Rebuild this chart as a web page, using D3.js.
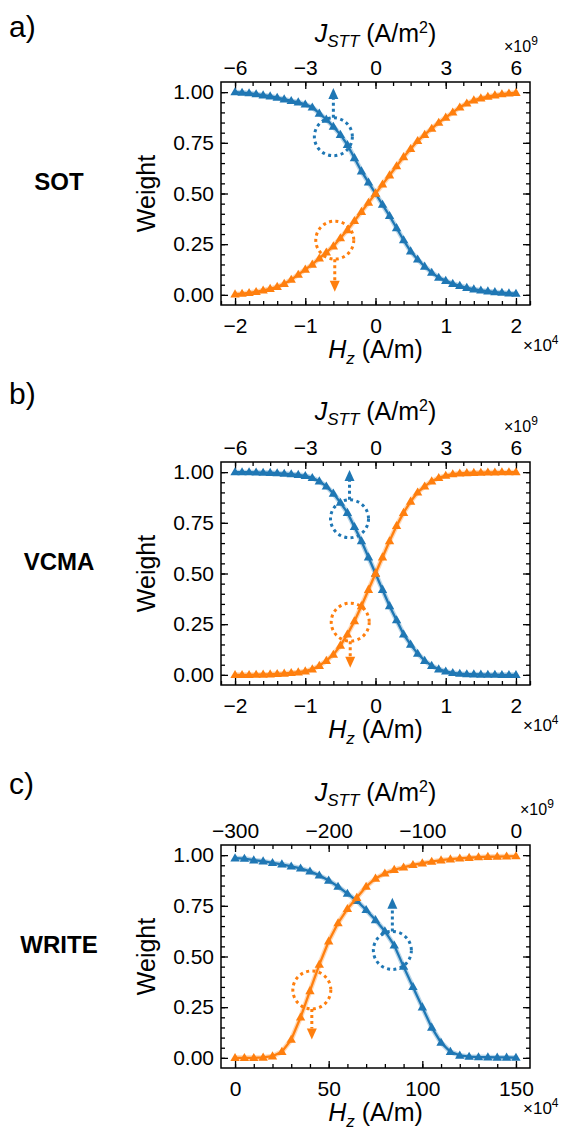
<!DOCTYPE html>
<html>
<head>
<meta charset="utf-8">
<script src="https://cdn.jsdelivr.net/npm/d3@7"></script>
<style>
  body { margin: 0; background: #fff; }
  text { font-family: "Liberation Sans", Arial, sans-serif; fill: #000; }
</style>
</head>
<body>
<script>
// field grids (x1e4 A/m)
var hSotVcma = [-2.0, -1.9, -1.8, -1.7, -1.6, -1.5, -1.4, -1.3, -1.2, -1.1, -1.0, -0.9, -0.8, -0.7, -0.6, -0.5, -0.4, -0.3, -0.2, -0.1,
                0.0, 0.1, 0.2, 0.3, 0.4, 0.5, 0.6, 0.7, 0.8, 0.9, 1.0, 1.1, 1.2, 1.3, 1.4, 1.5, 1.6, 1.7, 1.8, 1.9, 2.0];
var hWrite = [0, 5, 10, 15, 20, 25, 30, 35, 40, 45, 50, 55, 60, 65, 70, 75, 80, 85, 90, 95, 100,
              105, 110, 115, 120, 125, 130, 135, 140, 145, 150];

// weights
var sotBlue = [1.00, 0.998, 0.995, 0.99, 0.985, 0.98, 0.973, 0.965, 0.957, 0.95, 0.94, 0.925, 0.895, 0.865, 0.83, 0.79, 0.74, 0.675, 0.61, 0.555,
               0.50, 0.445, 0.39, 0.33, 0.27, 0.215, 0.175, 0.14, 0.11, 0.085, 0.07, 0.055, 0.045, 0.035, 0.028, 0.022, 0.018, 0.014, 0.011, 0.008, 0.006];
var sotOrange = [0.003, 0.006, 0.01, 0.015, 0.022, 0.03, 0.04, 0.055, 0.075, 0.10, 0.125, 0.15, 0.18, 0.21, 0.24, 0.28, 0.32, 0.365, 0.41, 0.455,
                 0.50, 0.545, 0.59, 0.635, 0.68, 0.72, 0.76, 0.79, 0.82, 0.85, 0.875, 0.90, 0.925, 0.945, 0.96, 0.97, 0.978, 0.985, 0.99, 0.994, 0.997];
var vcmaBlue = [1.00, 1.00, 1.00, 0.999, 0.998, 0.997, 0.995, 0.993, 0.99, 0.987, 0.982, 0.972, 0.955, 0.93, 0.895, 0.85, 0.80, 0.73, 0.66, 0.58,
                0.50, 0.42, 0.34, 0.27, 0.20, 0.15, 0.105, 0.07, 0.045, 0.028, 0.017, 0.01, 0.006, 0.004, 0.003, 0.002, 0.001, 0.001, 0.0, 0.0, 0.0];
var vcmaOrange = [0.0, 0.0, 0.0, 0.001, 0.002, 0.003, 0.005, 0.007, 0.01, 0.013, 0.018, 0.028, 0.045, 0.07, 0.10, 0.145, 0.20, 0.265, 0.34, 0.42,
                  0.50, 0.58, 0.66, 0.735, 0.80, 0.855, 0.90, 0.93, 0.955, 0.972, 0.983, 0.99, 0.994, 0.996, 0.997, 0.998, 0.999, 0.999, 1.0, 1.0, 1.0];
var writeBlue = [0.985, 0.983, 0.975, 0.97, 0.962, 0.955, 0.945, 0.935, 0.92, 0.90, 0.875, 0.845, 0.81, 0.775, 0.73, 0.68, 0.625, 0.555, 0.45, 0.35, 0.25,
                 0.15, 0.075, 0.03, 0.012, 0.006, 0.004, 0.003, 0.002, 0.002, 0.001];
var writeOrange = [0.0, 0.0, 0.0, 0.002, 0.008, 0.03, 0.09, 0.20, 0.33, 0.46, 0.575, 0.665, 0.735, 0.79, 0.845, 0.885, 0.91, 0.928, 0.94, 0.952, 0.96,
                   0.968, 0.975, 0.98, 0.984, 0.987, 0.99, 0.992, 0.993, 0.994, 0.995];

var weightTicks = [0, 0.25, 0.5, 0.75, 1.0];
var sotTopTicks = [-6, -3, 0, 3, 6];
var writeTopTicks = [-300, -200, -100, 0];

var blue = "#1f77b4", orange = "#ff7f0e";
var W = 574, H = 1134;
var left = 221, right = 530, ph = 223;

var svg = d3.select("body").append("svg").attr("width", W).attr("height", H);

var panels = [
  { letter: "a)", name: "SOT", top: 82, h: hSotVcma, b: sotBlue, o: sotOrange,
    hDom: [-2.2, 2.2], hTicks: [-2, -1, 0, 1, 2], hMinor: 0.2,
    jDom: [-6.6, 6.6], jTicks: sotTopTicks, jMinor: 0.75, jOff: 40, letOff: 45, expX: 504,
    rings: [{ c: blue, h: -0.6, w: 0.78, tip: 1.02 }, { c: orange, h: -0.58, w: 0.27, tip: 0.015 }] },
  { letter: "b)", name: "VCMA", top: 462, h: hSotVcma, b: vcmaBlue, o: vcmaOrange,
    hDom: [-2.2, 2.2], hTicks: [-2, -1, 0, 1, 2], hMinor: 0.2,
    jDom: [-6.6, 6.6], jTicks: sotTopTicks, jMinor: 0.75, jOff: 42, letOff: 58, expX: 504,
    rings: [{ c: blue, h: -0.37, w: 0.77, tip: 1.01 }, { c: orange, h: -0.36, w: 0.26, tip: 0.035 }] },
  { letter: "c)", name: "WRITE", top: 845, h: hWrite, b: writeBlue, o: writeOrange,
    hDom: [-7.5, 157.5], hTicks: [0, 50, 100, 150], hMinor: 10,
    jDom: [-315, 15], jTicks: writeTopTicks, jMinor: 20, jOff: 44, letOff: 51, expX: 520,
    rings: [{ c: blue, h: 84, w: 0.53, tip: 0.79 }, { c: orange, h: 41, w: 0.335, tip: 0.09 }] }
];

panels.forEach(function (p) {
  var g = svg.append("g");
  var bottom = p.top + ph;
  var x = d3.scaleLinear().domain(p.hDom).range([left, right]);
  var xj = d3.scaleLinear().domain(p.jDom).range([left, right]);
  var y = d3.scaleLinear().domain([-0.05, 1.05]).range([bottom, p.top]);

  function minors(dom, step) {
    var lo = Math.ceil(dom[0] / step - 1e-9), hi = Math.floor(dom[1] / step + 1e-9);
    return d3.range(lo, hi + 1).map(function (k) { return +(k * step).toFixed(6); });
  }

  // axes: ticks inward on all four sides
  var fmtInt = function (d) { return d3.format("d")(d); };
  g.append("g").attr("transform", "translate(0," + bottom + ")")
    .call(d3.axisBottom(x).tickValues(minors(p.hDom, p.hMinor)).tickSize(-4).tickFormat(""));
  g.append("g").attr("class", "lab").attr("transform", "translate(0," + bottom + ")")
    .call(d3.axisBottom(x).tickValues(p.hTicks).tickSize(-7).tickPadding(13).tickFormat(fmtInt));
  g.append("g").attr("transform", "translate(0," + p.top + ")")
    .call(d3.axisTop(xj).tickValues(minors(p.jDom, p.jMinor)).tickSize(-4).tickFormat(""));
  g.append("g").attr("class", "lab").attr("transform", "translate(0," + p.top + ")")
    .call(d3.axisTop(xj).tickValues(p.jTicks).tickSize(-7).tickPadding(7).tickFormat(fmtInt));
  g.append("g").attr("transform", "translate(" + left + ",0)")
    .call(d3.axisLeft(y).tickValues(minors([0, 1], 0.05)).tickSize(-4).tickFormat(""));
  g.append("g").attr("class", "lab").attr("transform", "translate(" + left + ",0)")
    .call(d3.axisLeft(y).tickValues(weightTicks).tickSize(-7).tickPadding(7).tickFormat(d3.format(".2f")));
  g.append("g").attr("transform", "translate(" + right + ",0)")
    .call(d3.axisRight(y).tickValues(minors([0, 1], 0.05)).tickSize(-4).tickFormat(""));
  g.append("g").attr("transform", "translate(" + right + ",0)")
    .call(d3.axisRight(y).tickValues(weightTicks).tickSize(-7).tickFormat(""));

  g.selectAll(".domain").remove();
  g.selectAll(".tick line").attr("stroke", "#000").attr("stroke-width", 1.3);
  g.selectAll(".lab text").attr("font-size", 21).attr("font-family", "Liberation Sans, Arial, sans-serif").attr("fill", "#000");

  // curves
  [[p.b, blue], [p.o, orange]].forEach(function (s) {
    var pts = p.h.map(function (hv, i) { return [hv, s[0][i]]; });
    var line = d3.line().x(function (d) { return x(d[0]); }).y(function (d) { return y(d[1]); });
    g.append("path").attr("d", line(pts)).attr("fill", "none").attr("stroke", s[1])
      .attr("stroke-opacity", 0.3).attr("stroke-width", 5);
    g.append("path").attr("d", line(pts)).attr("fill", "none").attr("stroke", s[1]).attr("stroke-width", 2.3);
    g.selectAll(null).data(pts).enter().append("path")
      .attr("d", d3.symbol(d3.symbolTriangle, 38))
      .attr("transform", function (d) { return "translate(" + x(d[0]) + "," + (y(d[1]) + 0.5) + ")"; })
      .attr("fill", s[1]);
  });

  // dotted rings with arrows
  p.rings.forEach(function (r) {
    var cx = x(r.h), cy = y(r.w), rad = 19, ty = y(r.tip);
    var up = ty < cy, head = 11;
    g.append("circle").attr("cx", cx).attr("cy", cy).attr("r", rad)
      .attr("fill", "none").attr("stroke", r.c).attr("stroke-width", 3).attr("stroke-dasharray", "3,3.4");
    var y0 = up ? cy - rad : cy + rad, y1 = up ? ty + head : ty - head;
    g.append("line").attr("x1", cx).attr("x2", cx).attr("y1", y0).attr("y2", y1)
      .attr("stroke", r.c).attr("stroke-width", 3).attr("stroke-dasharray", "3,3");
    g.append("path").attr("fill", r.c)
      .attr("d", "M" + cx + "," + ty + "L" + (cx - 5) + "," + y1 + "L" + (cx + 5) + "," + y1 + "Z");
  });

  // frame
  g.append("rect").attr("x", left).attr("y", p.top).attr("width", right - left).attr("height", ph)
    .attr("fill", "none").attr("stroke", "#000").attr("stroke-width", 1.5);

  // labels
  g.append("text").attr("x", 9).attr("y", p.top - p.letOff).attr("font-size", 30).text(p.letter);
  g.append("text").attr("x", 59).attr("y", (p.top + bottom) / 2 - 4).attr("text-anchor", "middle")
    .attr("font-size", 24).attr("font-weight", "bold").text(p.name);
  g.append("text").attr("transform", "translate(155," + (p.top + bottom) / 2 + ") rotate(-90)")
    .attr("text-anchor", "middle").attr("font-size", 25).text("Weight");

  var jl = g.append("text").attr("x", (left + right) / 2).attr("y", p.top - p.jOff)
    .attr("text-anchor", "middle").attr("font-size", 25);
  jl.append("tspan").attr("font-style", "italic").text("J");
  jl.append("tspan").attr("font-style", "italic").attr("font-size", 17).attr("dy", 5).text("STT");
  jl.append("tspan").attr("dy", -5).text(" (A/m");
  jl.append("tspan").attr("font-size", 16).attr("dy", -9).text("2");
  jl.append("tspan").attr("dy", 9).text(")");

  var hl = g.append("text").attr("x", (left + right) / 2).attr("y", bottom + 53)
    .attr("text-anchor", "middle").attr("font-size", 25);
  hl.append("tspan").attr("font-style", "italic").text("H");
  hl.append("tspan").attr("font-style", "italic").attr("font-size", 17).attr("dy", 6).text("z");
  hl.append("tspan").attr("dy", -6).text(" (A/m)");

  var e9 = g.append("text").attr("x", p.expX).attr("y", p.top - 30).attr("font-size", 16);
  e9.append("tspan").text("×10");
  e9.append("tspan").attr("font-size", 12).attr("dy", -7).text("9");
  var e4 = g.append("text").attr("x", 523).attr("y", bottom + 46).attr("font-size", 17);
  e4.append("tspan").text("×10");
  e4.append("tspan").attr("font-size", 12).attr("dy", -7).text("4");
});
</script>
</body>
</html>
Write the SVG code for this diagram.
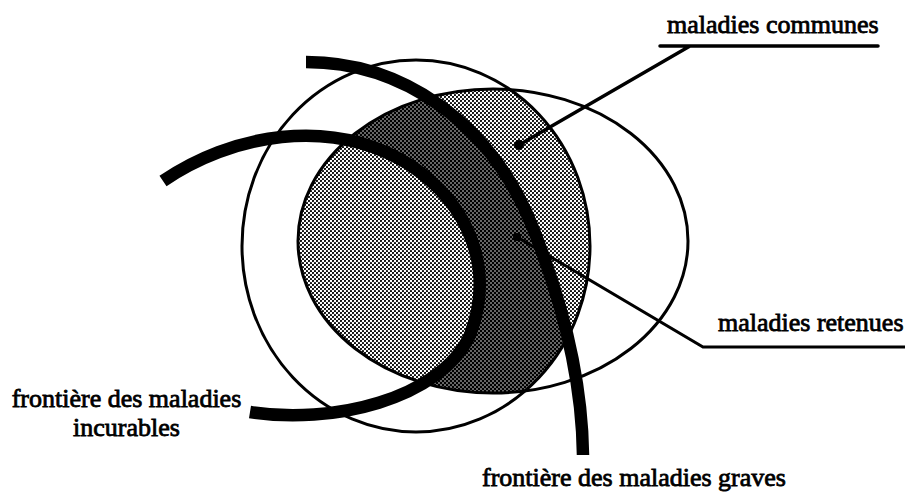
<svg xmlns="http://www.w3.org/2000/svg" width="905" height="498" viewBox="0 0 905 498">
<defs>
<pattern id="light" patternUnits="userSpaceOnUse" width="4" height="4">
<rect width="4" height="4" fill="#fff"/>
<circle cx="1" cy="1" r="1.1" fill="#000"/>
<circle cx="3" cy="3" r="1.1" fill="#000"/>
</pattern>
<pattern id="dark" patternUnits="userSpaceOnUse" width="4" height="4">
<rect width="4" height="4" fill="#000"/>
<circle cx="1" cy="1" r="0.75" fill="#fff"/>
<circle cx="3" cy="3" r="0.75" fill="#fff"/>
</pattern>
<clipPath id="clipA"><ellipse cx="416" cy="246" rx="174" ry="186"/></clipPath>
<clipPath id="clipB"><ellipse cx="493" cy="241" rx="195" ry="152"/></clipPath>
<style>
.thin{fill:none;stroke:#000;stroke-width:3}
.thick{fill:none;stroke:#000;stroke-width:12.5;stroke-linecap:butt}
.ptr{fill:none;stroke:#000;stroke-width:3.5;stroke-linecap:round}
.lbl{font-size:26px;fill:#000;stroke:#000;stroke-width:0.8}
</style>
</defs>
<rect width="905" height="498" fill="#fff"/>
<g id="shading" clip-path="url(#clipA)">
<g clip-path="url(#clipB)">
<rect id="maladies-communes-area" x="280" y="80" width="420" height="330" fill="url(#light)"/>
<path id="maladies-retenues-area" d="M306 62 C400 62 490 120 533 228 L549 285 C563 315 570 345 553 366 C540 381 525 392 505 400 L150 440 L150 30 L306 30 Z" fill="url(#dark)"/>
<path id="incurables-area" d="M163 181 C230 135 330 115 410 165 C470 205 495 270 470 335 C440 400 330 425 250 412 Z" fill="url(#light)"/>
</g>
</g>
<g id="ensemble-A"><ellipse class="thin" cx="416" cy="246" rx="174" ry="186"/></g>
<g id="ensemble-B"><ellipse class="thin" cx="493" cy="241" rx="195" ry="152"/></g>
<g id="frontiere-incurables"><path class="thick" d="M163 181 C230 135 330 115 410 165 C470 205 495 270 470 335 C440 400 330 425 250 412"/></g>
<g id="frontiere-graves"><path class="thick" d="M306 62 C400 62 490 120 533 228 C558 291 582 370 583 455"/></g>
<g id="connectors">
<path class="ptr" d="M878 46 L660 46 M690 46 L519 145"/>
<circle cx="519" cy="145" r="5" fill="#000"/>
<path class="ptr" style="stroke-width:3" d="M905 347 L703 347 L517 237"/>
<circle cx="517" cy="237" r="4" fill="#000"/>
</g>
<g id="labels" font-family="'Liberation Serif', 'Times New Roman', 'DejaVu Serif', serif">
<text class="lbl" x="667" y="33">maladies communes</text>
<text class="lbl" x="718" y="331">maladies retenues</text>
<text class="lbl" x="126.5" y="407" text-anchor="middle">frontière des maladies</text>
<text class="lbl" x="126.5" y="436" text-anchor="middle">incurables</text>
<text class="lbl" x="482" y="486">frontière des maladies graves</text>
</g>
</svg>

::::::::

## AIM
Repeat only what runs from the first line of the records above to the line with "105, 110, 115, 120, 125, 130, 135, 140, 145, 150];", both included, word for word, minus the pictures.

## COMPLETE RESPONSE
Rebuild this chart as a web page, using D3.js.
<!DOCTYPE html>
<html>
<head>
<meta charset="utf-8">
<script src="https://cdn.jsdelivr.net/npm/d3@7"></script>
<style>
  body { margin: 0; background: #fff; }
  text { font-family: "Liberation Sans", Arial, sans-serif; fill: #000; }
</style>
</head>
<body>
<script>
// field grids (x1e4 A/m)
var hSotVcma = [-2.0, -1.9, -1.8, -1.7, -1.6, -1.5, -1.4, -1.3, -1.2, -1.1, -1.0, -0.9, -0.8, -0.7, -0.6, -0.5, -0.4, -0.3, -0.2, -0.1,
                0.0, 0.1, 0.2, 0.3, 0.4, 0.5, 0.6, 0.7, 0.8, 0.9, 1.0, 1.1, 1.2, 1.3, 1.4, 1.5, 1.6, 1.7, 1.8, 1.9, 2.0];
var hWrite = [0, 5, 10, 15, 20, 25, 30, 35, 40, 45, 50, 55, 60, 65, 70, 75, 80, 85, 90, 95, 100,
              105, 110, 115, 120, 125, 130, 135, 140, 145, 150];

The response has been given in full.